After the incredibly cool Salisbury, we boarded the bus for Stonehenge. Stonehenge is SO BIZARRE! First of all: it’s out in the middle of nowhere, completely removed from any signs of civilization or any other natural landmarks of any kind. It’s situation on the Salisbury plain, with no particular purpose to its location…and that’s that lol. Stonehenge is both impressive and extremely frustrating. Here’s this incredible monument to something that someone somehow moved from Wales all the way down here. It was apparently important enough that for 1000 years people kept moving the stones down to this spot to make this bizarre monument to…who knows. The place is very photogenic, and I took plenty of cool photos, but at the same time, it sure is perplexing…
Ah, and now to Bath, my new favorite spot in England. Well, we got there and immediately I fell in love with the town of Bath. In the great weather we were having, Bath sparkles like a bright bubble in the sun, that’s the best way I can describe it.

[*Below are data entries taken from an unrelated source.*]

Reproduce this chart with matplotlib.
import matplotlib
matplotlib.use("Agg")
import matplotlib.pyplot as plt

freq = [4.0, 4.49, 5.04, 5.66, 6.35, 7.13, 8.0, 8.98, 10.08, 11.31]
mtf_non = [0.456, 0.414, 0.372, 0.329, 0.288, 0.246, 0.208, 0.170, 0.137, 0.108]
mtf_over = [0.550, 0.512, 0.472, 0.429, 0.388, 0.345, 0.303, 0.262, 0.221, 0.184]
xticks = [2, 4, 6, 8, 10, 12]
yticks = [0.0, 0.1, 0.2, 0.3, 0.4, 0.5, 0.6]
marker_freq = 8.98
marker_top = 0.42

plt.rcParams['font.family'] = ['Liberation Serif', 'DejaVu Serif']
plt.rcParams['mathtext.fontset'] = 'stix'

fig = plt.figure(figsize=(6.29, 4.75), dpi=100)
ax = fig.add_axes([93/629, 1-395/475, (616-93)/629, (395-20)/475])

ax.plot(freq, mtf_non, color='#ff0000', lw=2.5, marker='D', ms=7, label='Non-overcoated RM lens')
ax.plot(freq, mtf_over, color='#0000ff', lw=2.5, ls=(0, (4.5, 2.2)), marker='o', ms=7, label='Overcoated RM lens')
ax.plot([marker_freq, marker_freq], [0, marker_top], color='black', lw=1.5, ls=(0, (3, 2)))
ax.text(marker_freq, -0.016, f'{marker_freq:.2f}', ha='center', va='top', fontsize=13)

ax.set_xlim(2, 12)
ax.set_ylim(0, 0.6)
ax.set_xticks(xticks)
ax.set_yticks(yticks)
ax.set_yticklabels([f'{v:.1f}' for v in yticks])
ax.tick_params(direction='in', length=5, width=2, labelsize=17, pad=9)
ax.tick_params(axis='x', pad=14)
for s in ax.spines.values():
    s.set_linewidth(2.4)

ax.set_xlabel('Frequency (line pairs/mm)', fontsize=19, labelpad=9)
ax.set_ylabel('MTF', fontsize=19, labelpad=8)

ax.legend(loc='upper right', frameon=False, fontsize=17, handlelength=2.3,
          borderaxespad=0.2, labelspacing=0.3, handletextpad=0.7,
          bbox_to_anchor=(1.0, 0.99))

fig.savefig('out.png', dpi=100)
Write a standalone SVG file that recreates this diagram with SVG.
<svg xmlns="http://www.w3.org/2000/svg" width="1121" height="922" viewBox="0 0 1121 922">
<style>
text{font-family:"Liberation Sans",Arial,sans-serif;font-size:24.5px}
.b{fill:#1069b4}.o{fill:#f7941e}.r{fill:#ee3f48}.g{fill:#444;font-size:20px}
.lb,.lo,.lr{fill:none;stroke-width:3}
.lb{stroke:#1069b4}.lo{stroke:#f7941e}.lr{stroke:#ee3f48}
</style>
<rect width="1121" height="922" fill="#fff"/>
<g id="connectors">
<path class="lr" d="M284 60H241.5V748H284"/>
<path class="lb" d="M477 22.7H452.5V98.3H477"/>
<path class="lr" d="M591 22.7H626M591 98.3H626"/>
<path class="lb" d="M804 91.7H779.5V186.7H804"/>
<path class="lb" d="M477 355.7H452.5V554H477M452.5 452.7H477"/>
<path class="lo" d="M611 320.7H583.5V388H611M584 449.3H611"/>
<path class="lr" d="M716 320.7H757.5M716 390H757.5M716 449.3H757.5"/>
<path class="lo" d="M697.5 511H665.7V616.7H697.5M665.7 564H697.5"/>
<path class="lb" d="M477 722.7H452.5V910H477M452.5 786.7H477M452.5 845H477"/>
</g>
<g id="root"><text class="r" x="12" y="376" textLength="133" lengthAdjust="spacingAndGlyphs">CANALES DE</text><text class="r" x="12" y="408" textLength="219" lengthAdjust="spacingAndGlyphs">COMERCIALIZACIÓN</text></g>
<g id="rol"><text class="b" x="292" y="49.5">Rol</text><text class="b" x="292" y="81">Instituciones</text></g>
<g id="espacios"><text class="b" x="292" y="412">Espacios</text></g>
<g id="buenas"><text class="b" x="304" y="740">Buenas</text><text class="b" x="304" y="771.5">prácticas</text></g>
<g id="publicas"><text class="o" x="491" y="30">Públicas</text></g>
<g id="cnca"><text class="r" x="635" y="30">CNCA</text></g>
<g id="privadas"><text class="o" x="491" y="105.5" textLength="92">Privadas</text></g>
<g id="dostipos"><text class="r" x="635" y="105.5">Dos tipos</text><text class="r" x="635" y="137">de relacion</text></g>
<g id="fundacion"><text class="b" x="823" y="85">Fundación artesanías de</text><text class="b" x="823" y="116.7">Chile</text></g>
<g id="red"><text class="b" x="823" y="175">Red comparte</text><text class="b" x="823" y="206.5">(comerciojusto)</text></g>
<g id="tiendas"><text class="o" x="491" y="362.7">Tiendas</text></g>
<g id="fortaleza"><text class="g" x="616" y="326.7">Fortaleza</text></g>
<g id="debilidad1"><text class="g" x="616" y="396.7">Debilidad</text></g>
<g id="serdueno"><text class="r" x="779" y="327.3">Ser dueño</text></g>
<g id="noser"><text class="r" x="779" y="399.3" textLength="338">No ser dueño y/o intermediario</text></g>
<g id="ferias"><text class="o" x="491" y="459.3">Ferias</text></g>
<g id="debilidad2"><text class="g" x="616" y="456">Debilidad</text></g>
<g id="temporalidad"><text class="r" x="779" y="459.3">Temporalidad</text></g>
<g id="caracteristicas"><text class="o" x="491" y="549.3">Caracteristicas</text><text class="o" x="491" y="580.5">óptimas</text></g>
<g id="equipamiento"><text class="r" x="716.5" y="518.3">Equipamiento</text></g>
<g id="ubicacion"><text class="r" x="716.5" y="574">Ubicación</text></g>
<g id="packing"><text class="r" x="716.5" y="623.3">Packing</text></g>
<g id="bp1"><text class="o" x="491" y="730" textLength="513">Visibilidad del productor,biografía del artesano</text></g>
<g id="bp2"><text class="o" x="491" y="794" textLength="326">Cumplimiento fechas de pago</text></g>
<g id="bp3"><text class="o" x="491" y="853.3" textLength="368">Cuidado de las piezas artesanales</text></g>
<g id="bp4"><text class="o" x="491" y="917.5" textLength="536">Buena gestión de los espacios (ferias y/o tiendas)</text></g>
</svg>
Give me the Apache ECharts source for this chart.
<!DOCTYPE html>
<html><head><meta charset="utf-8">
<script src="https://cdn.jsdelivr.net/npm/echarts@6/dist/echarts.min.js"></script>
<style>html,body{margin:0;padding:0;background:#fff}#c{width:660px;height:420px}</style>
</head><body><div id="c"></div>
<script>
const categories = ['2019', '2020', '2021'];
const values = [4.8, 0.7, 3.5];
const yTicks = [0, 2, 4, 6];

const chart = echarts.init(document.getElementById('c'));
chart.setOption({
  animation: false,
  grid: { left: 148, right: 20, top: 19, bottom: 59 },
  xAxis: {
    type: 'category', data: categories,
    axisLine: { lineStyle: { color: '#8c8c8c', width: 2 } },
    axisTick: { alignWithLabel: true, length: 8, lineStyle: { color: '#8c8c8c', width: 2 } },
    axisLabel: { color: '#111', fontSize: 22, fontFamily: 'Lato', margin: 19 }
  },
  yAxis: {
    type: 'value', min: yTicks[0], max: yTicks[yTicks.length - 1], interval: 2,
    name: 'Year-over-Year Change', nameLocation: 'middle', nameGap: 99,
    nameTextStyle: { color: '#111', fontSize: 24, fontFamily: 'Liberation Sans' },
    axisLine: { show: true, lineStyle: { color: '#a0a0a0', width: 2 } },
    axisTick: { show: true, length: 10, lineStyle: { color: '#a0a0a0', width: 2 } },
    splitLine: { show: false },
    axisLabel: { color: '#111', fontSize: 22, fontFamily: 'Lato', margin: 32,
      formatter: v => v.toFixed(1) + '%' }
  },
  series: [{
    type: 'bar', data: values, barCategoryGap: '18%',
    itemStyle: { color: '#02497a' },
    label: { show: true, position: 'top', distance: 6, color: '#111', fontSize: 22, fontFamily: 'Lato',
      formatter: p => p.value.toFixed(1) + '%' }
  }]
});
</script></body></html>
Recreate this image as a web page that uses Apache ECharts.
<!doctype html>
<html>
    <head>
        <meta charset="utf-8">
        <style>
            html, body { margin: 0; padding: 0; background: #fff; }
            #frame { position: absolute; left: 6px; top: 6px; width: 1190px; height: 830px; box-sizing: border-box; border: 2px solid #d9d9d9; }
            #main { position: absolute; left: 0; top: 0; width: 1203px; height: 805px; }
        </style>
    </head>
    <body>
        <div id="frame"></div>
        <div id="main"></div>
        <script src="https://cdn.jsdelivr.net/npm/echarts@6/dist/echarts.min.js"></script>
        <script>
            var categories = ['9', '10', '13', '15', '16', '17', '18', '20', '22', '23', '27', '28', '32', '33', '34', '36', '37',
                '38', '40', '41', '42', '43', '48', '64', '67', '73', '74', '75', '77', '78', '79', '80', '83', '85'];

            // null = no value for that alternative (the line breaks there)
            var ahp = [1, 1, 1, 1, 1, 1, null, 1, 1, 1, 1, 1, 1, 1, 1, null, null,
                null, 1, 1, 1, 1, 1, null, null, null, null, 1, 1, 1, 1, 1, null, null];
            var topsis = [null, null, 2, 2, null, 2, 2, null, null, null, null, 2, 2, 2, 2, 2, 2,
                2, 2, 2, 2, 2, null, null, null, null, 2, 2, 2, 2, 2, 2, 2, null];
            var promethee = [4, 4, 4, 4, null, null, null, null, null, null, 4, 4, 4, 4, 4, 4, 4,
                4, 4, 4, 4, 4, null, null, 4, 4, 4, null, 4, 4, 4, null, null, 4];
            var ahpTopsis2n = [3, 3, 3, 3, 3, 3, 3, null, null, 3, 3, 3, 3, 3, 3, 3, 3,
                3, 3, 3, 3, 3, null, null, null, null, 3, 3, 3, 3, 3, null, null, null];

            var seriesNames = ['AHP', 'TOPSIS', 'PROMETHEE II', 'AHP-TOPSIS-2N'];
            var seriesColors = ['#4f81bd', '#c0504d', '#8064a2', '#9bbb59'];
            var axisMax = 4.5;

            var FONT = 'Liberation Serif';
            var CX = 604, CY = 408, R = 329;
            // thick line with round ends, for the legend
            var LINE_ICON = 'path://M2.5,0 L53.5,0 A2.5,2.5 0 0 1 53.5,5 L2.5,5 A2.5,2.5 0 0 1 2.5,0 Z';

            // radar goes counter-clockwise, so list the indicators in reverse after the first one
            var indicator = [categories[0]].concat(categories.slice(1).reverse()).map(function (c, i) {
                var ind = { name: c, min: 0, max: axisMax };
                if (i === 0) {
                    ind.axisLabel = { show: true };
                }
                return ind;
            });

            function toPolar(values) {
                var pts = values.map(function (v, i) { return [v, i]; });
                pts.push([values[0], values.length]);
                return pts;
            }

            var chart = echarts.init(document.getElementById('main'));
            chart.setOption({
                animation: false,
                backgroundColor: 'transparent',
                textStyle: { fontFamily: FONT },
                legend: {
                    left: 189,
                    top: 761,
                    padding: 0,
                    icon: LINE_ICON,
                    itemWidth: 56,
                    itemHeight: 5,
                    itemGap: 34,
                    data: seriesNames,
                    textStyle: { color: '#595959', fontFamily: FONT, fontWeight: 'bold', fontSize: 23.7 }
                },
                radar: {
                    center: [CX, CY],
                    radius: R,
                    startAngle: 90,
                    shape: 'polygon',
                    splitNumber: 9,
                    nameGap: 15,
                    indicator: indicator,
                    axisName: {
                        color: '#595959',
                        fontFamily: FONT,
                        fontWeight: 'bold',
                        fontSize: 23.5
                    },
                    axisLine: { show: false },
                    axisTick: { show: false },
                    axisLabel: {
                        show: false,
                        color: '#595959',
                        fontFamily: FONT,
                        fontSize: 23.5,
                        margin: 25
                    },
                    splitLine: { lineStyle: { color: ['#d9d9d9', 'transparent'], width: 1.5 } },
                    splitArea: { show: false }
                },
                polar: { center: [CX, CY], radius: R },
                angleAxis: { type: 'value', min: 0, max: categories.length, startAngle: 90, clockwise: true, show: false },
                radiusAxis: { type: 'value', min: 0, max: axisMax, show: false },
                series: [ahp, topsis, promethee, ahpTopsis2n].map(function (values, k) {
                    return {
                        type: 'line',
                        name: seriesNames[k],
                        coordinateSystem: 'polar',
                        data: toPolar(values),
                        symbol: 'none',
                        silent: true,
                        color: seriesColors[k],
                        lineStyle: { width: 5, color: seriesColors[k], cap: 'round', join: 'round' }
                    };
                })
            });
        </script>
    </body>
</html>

It’s fantastically scenic, combining funky shops and touristy things with fountains, monuments, historic buildings, thin roads, clean parks, cool air…it’s a little bit like heaven. Our first stop was actually NOT to explore the town, but instead to the Roman baths, perfectly preserved since the 3rd century A.D. It was incredible to see such a well-preserved Roman monument, and the audio guide was very helpful to understand how the natural hot spring were utilized by the Romans to create this interesting combination between religion and relax. Oh, and in other news: I tried some of the natural spring water…It was awful. Mary I, Queen of England, described the water as “the water that is left over after boiling eggs”…and it tasted exactly like the water that is left over after boiling eggs…Yuck. But still fun to try. After the baths, we got some time to explore the awesome town of Bath. We wanted to go inside the Abbey, quite possibly one of the coolest Gothic buildings I’ve ever seen, but it was closed for the graduation ceremony of Bath university…What a place to be graduated in! In any case, we wandered more around the town. I have decided that when I conquer England, I will erect my palace in Bath, cause it’s pretty much the coolest city ever.
The bus ride back to London took a few hours, and we got to see the pretty rolling hills of the countryside, which was new for me, since I’m more used to urban England. When we got back, we spent some time shopping in Piccadilly Circus. Now, I’ve GOT to tell you about where we went to dinner. It’s officially my new favorite restaurant…ever. It’s a sushi joint called “Yo!” and it’s the funkiest damn thing on the other side of the Atlantic. It’s decorated like a combination between arc deco and “harajuku” and its musical selection was like they took my ipod and put it on shuffle (eg. Chemical Bros., Moby, The Cure, etc.). Everything was compartmentalized: you went to the table and were presented with holes in the table that held chopsticks, ginger, wasabi, soysauce, soysauce dishes, and a choice between flat and bubbly water. It was fantastic. And the sushi came “floating” on a conveyor belt in little plastic “bubbles.” Plus the quality was fantastic. Since it was a Monday, we were treated to their “Blue Monday” special (conjurs up New Order melodies, doesn’t it?), which meant that everything was a cheap 2.15 pounds. We nommed away at this delicious sushi and enjoyed the fun atmosphere. It’s easily the most fun I’ve ever had eating in London. Just opening a place like “Yo!” back in the States…wow, that sure would be incredible/quite profitable. It was a terrific memory and the perfect end to a perfect day.